Give an exact copy of every line, leaving images out.

[BEGIN DATA EXCERPT]

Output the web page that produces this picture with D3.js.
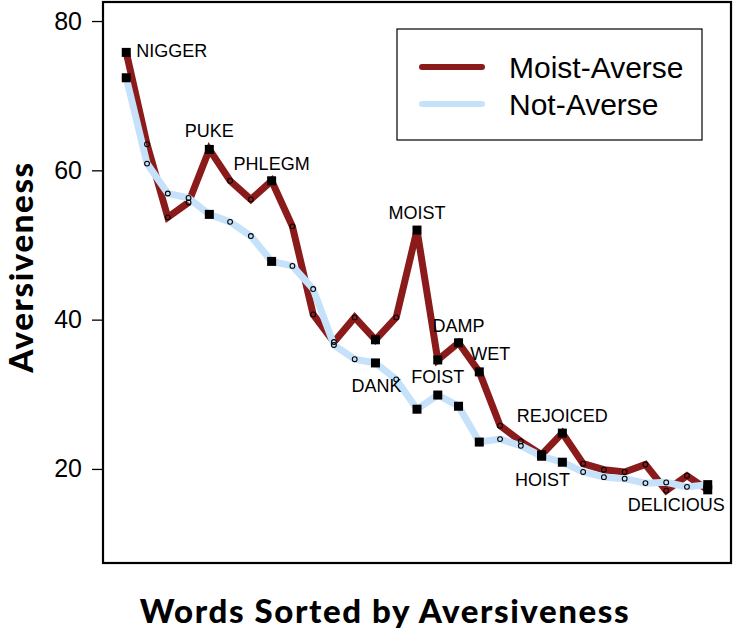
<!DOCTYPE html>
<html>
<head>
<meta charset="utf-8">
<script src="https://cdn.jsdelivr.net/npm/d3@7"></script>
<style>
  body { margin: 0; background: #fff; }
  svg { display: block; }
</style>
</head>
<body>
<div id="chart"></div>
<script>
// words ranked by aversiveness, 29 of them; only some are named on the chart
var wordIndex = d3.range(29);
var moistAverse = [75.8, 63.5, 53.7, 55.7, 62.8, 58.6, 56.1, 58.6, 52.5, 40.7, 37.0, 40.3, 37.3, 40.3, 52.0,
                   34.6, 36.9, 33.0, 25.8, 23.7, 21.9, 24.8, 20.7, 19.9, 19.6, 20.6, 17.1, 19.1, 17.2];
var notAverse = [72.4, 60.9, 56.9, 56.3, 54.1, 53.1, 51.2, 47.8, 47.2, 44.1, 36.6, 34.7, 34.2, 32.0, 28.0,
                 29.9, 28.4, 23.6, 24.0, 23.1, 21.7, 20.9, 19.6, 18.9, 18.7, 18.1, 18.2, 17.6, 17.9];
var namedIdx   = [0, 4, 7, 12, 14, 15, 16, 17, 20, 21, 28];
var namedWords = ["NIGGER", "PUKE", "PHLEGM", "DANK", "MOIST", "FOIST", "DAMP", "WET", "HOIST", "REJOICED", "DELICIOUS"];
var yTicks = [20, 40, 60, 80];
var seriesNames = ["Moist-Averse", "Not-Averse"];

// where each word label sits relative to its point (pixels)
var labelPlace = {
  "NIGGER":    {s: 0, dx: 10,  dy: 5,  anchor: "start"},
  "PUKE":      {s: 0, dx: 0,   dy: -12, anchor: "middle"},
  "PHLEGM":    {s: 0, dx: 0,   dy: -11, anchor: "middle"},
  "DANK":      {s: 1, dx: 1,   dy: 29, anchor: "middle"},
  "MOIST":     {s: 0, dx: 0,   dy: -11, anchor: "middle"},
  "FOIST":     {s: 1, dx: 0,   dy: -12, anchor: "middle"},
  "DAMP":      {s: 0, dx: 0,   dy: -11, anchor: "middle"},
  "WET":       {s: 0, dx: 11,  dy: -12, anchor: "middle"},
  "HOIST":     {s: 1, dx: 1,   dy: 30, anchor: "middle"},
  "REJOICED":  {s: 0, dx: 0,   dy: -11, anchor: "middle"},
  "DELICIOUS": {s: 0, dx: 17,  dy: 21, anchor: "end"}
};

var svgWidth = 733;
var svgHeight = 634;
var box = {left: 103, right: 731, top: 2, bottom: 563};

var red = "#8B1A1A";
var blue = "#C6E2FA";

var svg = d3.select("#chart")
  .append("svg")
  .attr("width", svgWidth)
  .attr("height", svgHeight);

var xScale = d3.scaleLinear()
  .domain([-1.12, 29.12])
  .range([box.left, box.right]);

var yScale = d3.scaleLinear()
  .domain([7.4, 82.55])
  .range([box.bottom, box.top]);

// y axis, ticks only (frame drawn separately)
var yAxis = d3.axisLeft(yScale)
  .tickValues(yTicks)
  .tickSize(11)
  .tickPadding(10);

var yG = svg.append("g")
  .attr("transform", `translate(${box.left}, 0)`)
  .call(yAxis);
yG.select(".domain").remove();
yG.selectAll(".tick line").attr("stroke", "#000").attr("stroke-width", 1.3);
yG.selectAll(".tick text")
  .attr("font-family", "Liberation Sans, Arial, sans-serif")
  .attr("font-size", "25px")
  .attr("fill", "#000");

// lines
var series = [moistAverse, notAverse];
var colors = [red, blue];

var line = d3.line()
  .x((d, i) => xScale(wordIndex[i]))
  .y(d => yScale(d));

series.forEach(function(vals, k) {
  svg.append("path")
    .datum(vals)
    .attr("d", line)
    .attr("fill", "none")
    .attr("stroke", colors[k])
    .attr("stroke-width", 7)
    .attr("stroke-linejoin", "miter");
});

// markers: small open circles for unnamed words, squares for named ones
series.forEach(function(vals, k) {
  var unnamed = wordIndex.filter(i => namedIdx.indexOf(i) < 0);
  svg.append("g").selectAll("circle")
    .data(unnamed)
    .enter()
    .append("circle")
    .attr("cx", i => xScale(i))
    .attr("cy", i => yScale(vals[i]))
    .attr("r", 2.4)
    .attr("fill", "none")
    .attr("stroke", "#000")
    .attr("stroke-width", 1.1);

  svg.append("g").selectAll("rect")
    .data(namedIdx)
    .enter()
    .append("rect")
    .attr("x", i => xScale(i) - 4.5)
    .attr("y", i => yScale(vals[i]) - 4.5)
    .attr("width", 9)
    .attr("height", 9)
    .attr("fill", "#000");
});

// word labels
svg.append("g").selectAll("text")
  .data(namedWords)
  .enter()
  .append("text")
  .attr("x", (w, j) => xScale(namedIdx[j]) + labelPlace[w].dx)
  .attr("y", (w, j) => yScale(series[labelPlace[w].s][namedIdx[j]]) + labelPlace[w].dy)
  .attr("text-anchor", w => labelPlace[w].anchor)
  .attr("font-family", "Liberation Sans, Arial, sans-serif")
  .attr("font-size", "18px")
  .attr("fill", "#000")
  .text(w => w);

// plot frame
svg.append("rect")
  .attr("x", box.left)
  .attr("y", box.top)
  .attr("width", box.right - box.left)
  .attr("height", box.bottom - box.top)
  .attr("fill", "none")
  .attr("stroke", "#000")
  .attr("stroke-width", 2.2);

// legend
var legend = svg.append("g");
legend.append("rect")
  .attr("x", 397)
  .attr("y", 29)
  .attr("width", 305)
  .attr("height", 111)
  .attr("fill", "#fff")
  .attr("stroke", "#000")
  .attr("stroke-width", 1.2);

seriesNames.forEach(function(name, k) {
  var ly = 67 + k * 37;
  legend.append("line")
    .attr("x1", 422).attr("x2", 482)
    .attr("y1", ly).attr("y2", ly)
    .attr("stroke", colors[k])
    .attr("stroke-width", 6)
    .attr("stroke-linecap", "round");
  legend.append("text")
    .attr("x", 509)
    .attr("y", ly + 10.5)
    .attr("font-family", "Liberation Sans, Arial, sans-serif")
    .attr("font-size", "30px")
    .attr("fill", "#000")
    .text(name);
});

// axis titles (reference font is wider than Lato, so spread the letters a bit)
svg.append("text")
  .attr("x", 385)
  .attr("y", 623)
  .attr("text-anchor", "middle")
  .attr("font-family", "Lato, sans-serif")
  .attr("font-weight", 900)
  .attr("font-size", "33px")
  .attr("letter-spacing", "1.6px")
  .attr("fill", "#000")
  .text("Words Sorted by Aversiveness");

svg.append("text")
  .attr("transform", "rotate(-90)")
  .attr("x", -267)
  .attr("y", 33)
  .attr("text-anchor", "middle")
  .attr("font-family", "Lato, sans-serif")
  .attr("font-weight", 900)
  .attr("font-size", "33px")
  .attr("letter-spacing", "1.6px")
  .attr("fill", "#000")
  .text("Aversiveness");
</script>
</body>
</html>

[END DATA EXCERPT]

[ANSWER BELOW]:
Output the web page that produces this picture with D3.js.
<!DOCTYPE html>
<html>
<head>
<meta charset="utf-8">
<script src="https://cdn.jsdelivr.net/npm/d3@7"></script>
<style>
  body { margin: 0; background: #fff; }
  svg { display: block; }
</style>
</head>
<body>
<div id="chart"></div>
<script>
// words ranked by aversiveness, 29 of them; only some are named on the chart
var wordIndex = d3.range(29);
var moistAverse = [75.8, 63.5, 53.7, 55.7, 62.8, 58.6, 56.1, 58.6, 52.5, 40.7, 37.0, 40.3, 37.3, 40.3, 52.0,
                   34.6, 36.9, 33.0, 25.8, 23.7, 21.9, 24.8, 20.7, 19.9, 19.6, 20.6, 17.1, 19.1, 17.2];
var notAverse = [72.4, 60.9, 56.9, 56.3, 54.1, 53.1, 51.2, 47.8, 47.2, 44.1, 36.6, 34.7, 34.2, 32.0, 28.0,
                 29.9, 28.4, 23.6, 24.0, 23.1, 21.7, 20.9, 19.6, 18.9, 18.7, 18.1, 18.2, 17.6, 17.9];
var namedIdx   = [0, 4, 7, 12, 14, 15, 16, 17, 20, 21, 28];
var namedWords = ["NIGGER", "PUKE", "PHLEGM", "DANK", "MOIST", "FOIST", "DAMP", "WET", "HOIST", "REJOICED", "DELICIOUS"];
var yTicks = [20, 40, 60, 80];
var seriesNames = ["Moist-Averse", "Not-Averse"];

// where each word label sits relative to its point (pixels)
var labelPlace = {
  "NIGGER":    {s: 0, dx: 10,  dy: 5,  anchor: "start"},
  "PUKE":      {s: 0, dx: 0,   dy: -12, anchor: "middle"},
  "PHLEGM":    {s: 0, dx: 0,   dy: -11, anchor: "middle"},
  "DANK":      {s: 1, dx: 1,   dy: 29, anchor: "middle"},
  "MOIST":     {s: 0, dx: 0,   dy: -11, anchor: "middle"},
  "FOIST":     {s: 1, dx: 0,   dy: -12, anchor: "middle"},
  "DAMP":      {s: 0, dx: 0,   dy: -11, anchor: "middle"},
  "WET":       {s: 0, dx: 11,  dy: -12, anchor: "middle"},
  "HOIST":     {s: 1, dx: 1,   dy: 30, anchor: "middle"},
  "REJOICED":  {s: 0, dx: 0,   dy: -11, anchor: "middle"},
  "DELICIOUS": {s: 0, dx: 17,  dy: 21, anchor: "end"}
};

var svgWidth = 733;
var svgHeight = 634;
var box = {left: 103, right: 731, top: 2, bottom: 563};

var red = "#8B1A1A";
var blue = "#C6E2FA";

var svg = d3.select("#chart")
  .append("svg")
  .attr("width", svgWidth)
  .attr("height", svgHeight);

var xScale = d3.scaleLinear()
  .domain([-1.12, 29.12])
  .range([box.left, box.right]);

var yScale = d3.scaleLinear()
  .domain([7.4, 82.55])
  .range([box.bottom, box.top]);

// y axis, ticks only (frame drawn separately)
var yAxis = d3.axisLeft(yScale)
  .tickValues(yTicks)
  .tickSize(11)
  .tickPadding(10);

var yG = svg.append("g")
  .attr("transform", `translate(${box.left}, 0)`)
  .call(yAxis);
yG.select(".domain").remove();
yG.selectAll(".tick line").attr("stroke", "#000").attr("stroke-width", 1.3);
yG.selectAll(".tick text")
  .attr("font-family", "Liberation Sans, Arial, sans-serif")
  .attr("font-size", "25px")
  .attr("fill", "#000");

// lines
var series = [moistAverse, notAverse];
var colors = [red, blue];

var line = d3.line()
  .x((d, i) => xScale(wordIndex[i]))
  .y(d => yScale(d));

series.forEach(function(vals, k) {
  svg.append("path")
    .datum(vals)
    .attr("d", line)
    .attr("fill", "none")
    .attr("stroke", colors[k])
    .attr("stroke-width", 7)
    .attr("stroke-linejoin", "miter");
});

// markers: small open circles for unnamed words, squares for named ones
series.forEach(function(vals, k) {
  var unnamed = wordIndex.filter(i => namedIdx.indexOf(i) < 0);
  svg.append("g").selectAll("circle")
    .data(unnamed)
    .enter()
    .append("circle")
    .attr("cx", i => xScale(i))
    .attr("cy", i => yScale(vals[i]))
    .attr("r", 2.4)
    .attr("fill", "none")
    .attr("stroke", "#000")
    .attr("stroke-width", 1.1);

  svg.append("g").selectAll("rect")
    .data(namedIdx)
    .enter()
    .append("rect")
    .attr("x", i => xScale(i) - 4.5)
    .attr("y", i => yScale(vals[i]) - 4.5)
    .attr("width", 9)
    .attr("height", 9)
    .attr("fill", "#000");
});

// word labels
svg.append("g").selectAll("text")
  .data(namedWords)
  .enter()
  .append("text")
  .attr("x", (w, j) => xScale(namedIdx[j]) + labelPlace[w].dx)
  .attr("y", (w, j) => yScale(series[labelPlace[w].s][namedIdx[j]]) + labelPlace[w].dy)
  .attr("text-anchor", w => labelPlace[w].anchor)
  .attr("font-family", "Liberation Sans, Arial, sans-serif")
  .attr("font-size", "18px")
  .attr("fill", "#000")
  .text(w => w);

// plot frame
svg.append("rect")
  .attr("x", box.left)
  .attr("y", box.top)
  .attr("width", box.right - box.left)
  .attr("height", box.bottom - box.top)
  .attr("fill", "none")
  .attr("stroke", "#000")
  .attr("stroke-width", 2.2);

// legend
var legend = svg.append("g");
legend.append("rect")
  .attr("x", 397)
  .attr("y", 29)
  .attr("width", 305)
  .attr("height", 111)
  .attr("fill", "#fff")
  .attr("stroke", "#000")
  .attr("stroke-width", 1.2);

seriesNames.forEach(function(name, k) {
  var ly = 67 + k * 37;
  legend.append("line")
    .attr("x1", 422).attr("x2", 482)
    .attr("y1", ly).attr("y2", ly)
    .attr("stroke", colors[k])
    .attr("stroke-width", 6)
    .attr("stroke-linecap", "round");
  legend.append("text")
    .attr("x", 509)
    .attr("y", ly + 10.5)
    .attr("font-family", "Liberation Sans, Arial, sans-serif")
    .attr("font-size", "30px")
    .attr("fill", "#000")
    .text(name);
});

// axis titles (reference font is wider than Lato, so spread the letters a bit)
svg.append("text")
  .attr("x", 385)
  .attr("y", 623)
  .attr("text-anchor", "middle")
  .attr("font-family", "Lato, sans-serif")
  .attr("font-weight", 900)
  .attr("font-size", "33px")
  .attr("letter-spacing", "1.6px")
  .attr("fill", "#000")
  .text("Words Sorted by Aversiveness");

svg.append("text")
  .attr("transform", "rotate(-90)")
  .attr("x", -267)
  .attr("y", 33)
  .attr("text-anchor", "middle")
  .attr("font-family", "Lato, sans-serif")
  .attr("font-weight", 900)
  .attr("font-size", "33px")
  .attr("letter-spacing", "1.6px")
  .attr("fill", "#000")
  .text("Aversiveness");
</script>
</body>
</html>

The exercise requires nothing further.